Thucydides recorded it sliding into discord, folly, and demagoguery. Only someone of Pericles’ intelligence and integrity, Thucydides wrote, “could respect the liberty of the people and at the same time hold them in check.” His death left Athenian democracy in the hands of self-serving scoundrels such as Alcibiades, who later promoted an oligarchic coup, and bellicose demagogues such as Cleon, whom Thucydides scorned as “remarkable among the Athenians for the violence of his character.”
Now, it is true that parliaments could vote, and could sometimes thwart the schemes of a hereditary monarch, but if membership in those parliaments was restricted to those of a certain class, or those who owed their seats to patronage of one sort or another, it stretches the limits of what a democratic vote means.
My working model of what is democratically legitimate rests on the conception of all being able to vote, and all voting with theoretically equal power-- thus a system in which the present government chooses it’s electorate is not legitimate. Voting by counties, instead of by the principle of “one man one vote” present similar challenges to legitimacy.
Neoliberalism can be understood in a myriad of different ways, but the public choice route conceives of the devolutiion of power from an institution that may well be democratic, to a market society. It takes power from an instition that should allocate power equally, and gives it to institution that allocates power on the basis of buying power, or on the basis of capital-- both of which are allocated rather unequally in our present society.
Yeah, so, Thucydides is an amazing source but not the beginning and ending of history. Your source talks about the democracy breaking down under the pressure of the plague and Spartan opposition, but it was restored in 403 BC, just one year after the war ended. It also was not the only democracy in ancient Greece and its surrounding colonies. So no, sorry, dead wrong there.
Defining precisely what is and isn’t a democracy isn’t simple.

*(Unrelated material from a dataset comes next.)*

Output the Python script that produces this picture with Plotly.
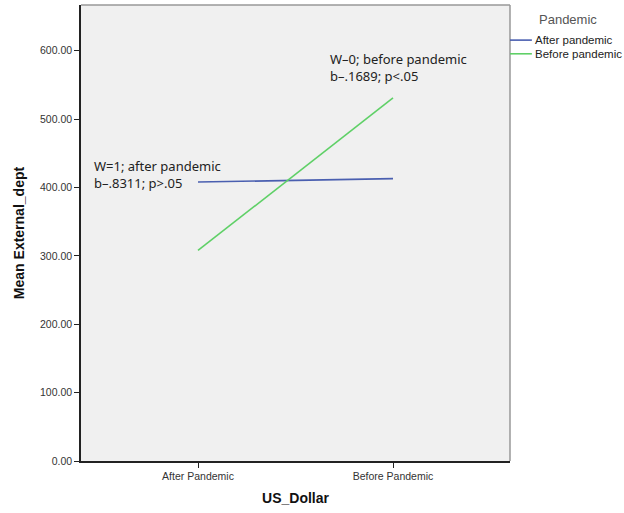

The original things called that of course did not let women vote, and nobody lets non-citizens vote. That’s maybe not a big deal when it’s a handful of visitors and a much more significant one when it’s a permanent slave caste like in ancient Athens or early America. The truth is it probably makes a spectrum, how much power is distributed to people on the whole. I don’t see how that at all translates into voting being a novel concept though. That’s dead wrong too.
Which plague, when? I’m unsure of the timeline you’re using here. Greek “democracy” was long gone by the time of the Justinian plague, even by the Antonine Plague. By the time of the Black Plague, kings were voted into that role in areas of Western Europe, but that wasn’t democracy in any sense of the word.
Great Plague of Athens.
I’ve found three stories about, all by different authors, all appearing around the same time, all sort of advancing a similar thesis.
and of course the new yorker story
weird huh? “Great” minds think alike about the same fairy tales.
The Athenian democracy did run into trouble from the plague and war with Sparta, but it was also restored in 403 BC, literally only one year after the end of the war and its overthrow. It was also not the only democracy in the Greek world. So sorry, but you’re simply wrong here. Ditto with voting being novel, which is not the same thing in any case.
Yup. For all we know that’s how Neanderthals decided on which wall of the cave the paintings went.
So, red hand prints were votes?
Ya know, that’s a workable theory!
Who, though, has a right to leave a handprint?